The gospel today is Luke’s account of the blind man on the roadside who cries out: “Jesus, son of David, have pity on me.”
The underlying word is eléos – I don’t know why they translate it as “pity” – the meaning is “to show mercy,” indicating a response roused by an underserved affliction in others. It denotes a kindness resulting from a relationship.
In our penitential rite we pray “Kyrie Eleison.” Lord have mercy. Eléos is the mercy that the Good Samaritan shows to the wounded, robbed person he had never met. Eléos is the word used to describe the Hebrew hesed – the mercy of God, divine mercy. In its original use, mercy/hesed/eléos was associated with requests of essential, vital help which the person is unable to attain by themselves.

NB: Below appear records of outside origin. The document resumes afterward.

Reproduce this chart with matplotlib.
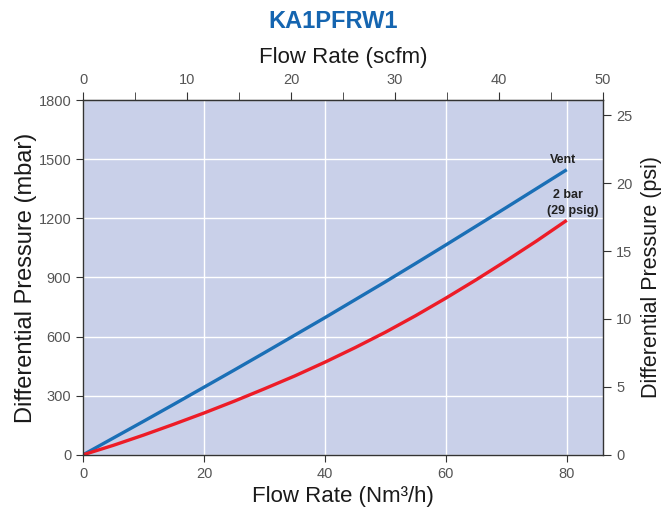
import matplotlib
matplotlib.use('Agg')
import matplotlib.pyplot as plt

plt.rcParams['font.family'] = ['Liberation Sans', 'DejaVu Sans']

# 数据
flow_nm3h = [0, 5, 10, 15, 20, 25, 30, 35, 40, 45, 50, 55, 60, 65, 70, 75, 80]
vent_mbar = [0, 85, 170, 256, 343, 430, 518, 607, 696, 787, 878, 971, 1065, 1160, 1255, 1351, 1447]
bar2_mbar = [0, 48, 100, 155, 212, 272, 335, 400, 470, 544, 622, 706, 795, 888, 985, 1085, 1190]

x_ticks = [0, 20, 40, 60, 80]
y_ticks = [0, 300, 600, 900, 1200, 1500, 1800]
psi_ticks = [0, 5, 10, 15, 20, 25]
scfm_ticks = [0, 10, 20, 30, 40, 50]
scfm_minor = [5, 15, 25, 35, 45]

NM3H_PER_SCFM = 86.0 / 50
PSI_PER_MBAR = 0.0145038

bg = '#c9d0e9'
blue = '#1a6fb6'
red = '#ed1c27'
tick_col = '#555555'
lab_col = '#1a1a1a'

fig = plt.figure(figsize=(6.7, 5.11), dpi=100)
ax = fig.add_axes([0.124, 0.11, 0.776, 0.694])
ax.set_facecolor(bg)

ax.plot(flow_nm3h, vent_mbar, color=blue, lw=2.4, solid_capstyle='butt')
ax.plot(flow_nm3h, bar2_mbar, color=red, lw=2.4, solid_capstyle='butt')

ax.set_xlim(0, 86)
ax.set_ylim(0, 1800)
ax.set_xticks(x_ticks)
ax.set_yticks(y_ticks)
ax.grid(True, color='white', lw=1)
ax.set_axisbelow(True)
for s in ax.spines.values():
    s.set_color('#333333')
    s.set_linewidth(1)
ax.tick_params(axis='both', colors='#333333', labelcolor=tick_col, labelsize=10.5, length=5, direction='out')

ax.set_xlabel('Flow Rate (Nm³/h)', fontsize=16, color=lab_col, labelpad=4)
ax.set_ylabel('Differential Pressure (mbar)', fontsize=17, color=lab_col, labelpad=1)

# 顶部轴 scfm
top = ax.secondary_xaxis('top', functions=(lambda x: x / NM3H_PER_SCFM, lambda s: s * NM3H_PER_SCFM))
top.set_xticks(scfm_ticks)
top.set_xticks(scfm_minor, minor=True)
top.tick_params(which='both', colors='#333333', labelcolor=tick_col, labelsize=10.5, length=6)
top.set_xlabel('Flow Rate (scfm)', fontsize=16, color=lab_col, labelpad=7)

# 右侧轴 psi
right = ax.secondary_yaxis('right', functions=(lambda m: m * PSI_PER_MBAR, lambda p: p / PSI_PER_MBAR))
right.spines['right'].set_visible(False)
right.set_yticks(psi_ticks)
right.tick_params(colors='#333333', labelcolor=tick_col, labelsize=10.5, length=6)
right.set_ylabel('Differential Pressure (psi)', fontsize=15.5, color=lab_col, labelpad=6)

ax.text(79.4, 1497, 'Vent', ha='center', va='center', fontsize=9, fontweight='bold', color='#222222')
ax.text(80.2, 1321, '2 bar', ha='center', va='center', fontsize=9, fontweight='bold', color='#222222')
ax.text(81.0, 1235, '(29 psig)', ha='center', va='center', fontsize=9, fontweight='bold', color='#222222')

fig.text(0.497, 0.958, 'KA1PFRW1', ha='center', va='center', fontsize=17, fontweight='bold', color='#1565b0')

fig.savefig('out.png', dpi=100)
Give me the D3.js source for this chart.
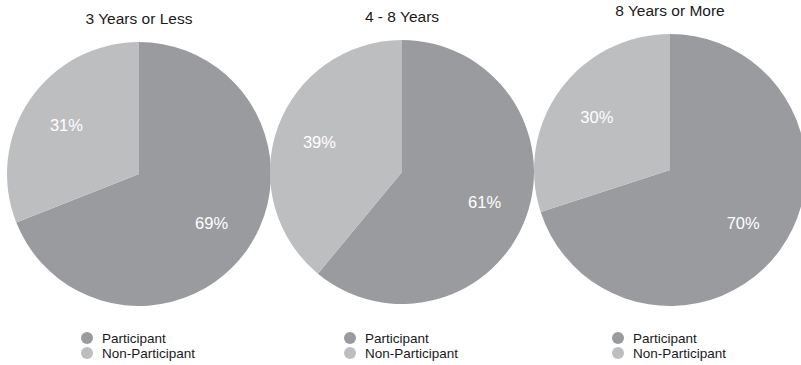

The one to whom the request is addressed is able to assist and must make the free moral choice to commit – not the action – but to the person in need – the willingness to enter into a relationship. Such is divine mercy, divine compassion – it is fundamentally about relationships.
A relationship of mercy that is so much more than pity. Allowing some poetic license …there is no pity in God …there is only merciful compassion. A mercy which forgives – not because we are good, but because God is good. A mercy which loves – because God is good. A mercy which is not limited, not a scarce resource, but a mercy which is infinite – a fountain fullness, overflowing of grace into our world, into our lives.
The suffering, troubled and poor of Prince William County, our state, our nation and our world do not need our pity. They need the divine, merciful compassion Jesus bestows on Bartimeus. In this time and place, we are the conduits of that Divine Mercy and Compassion into this world.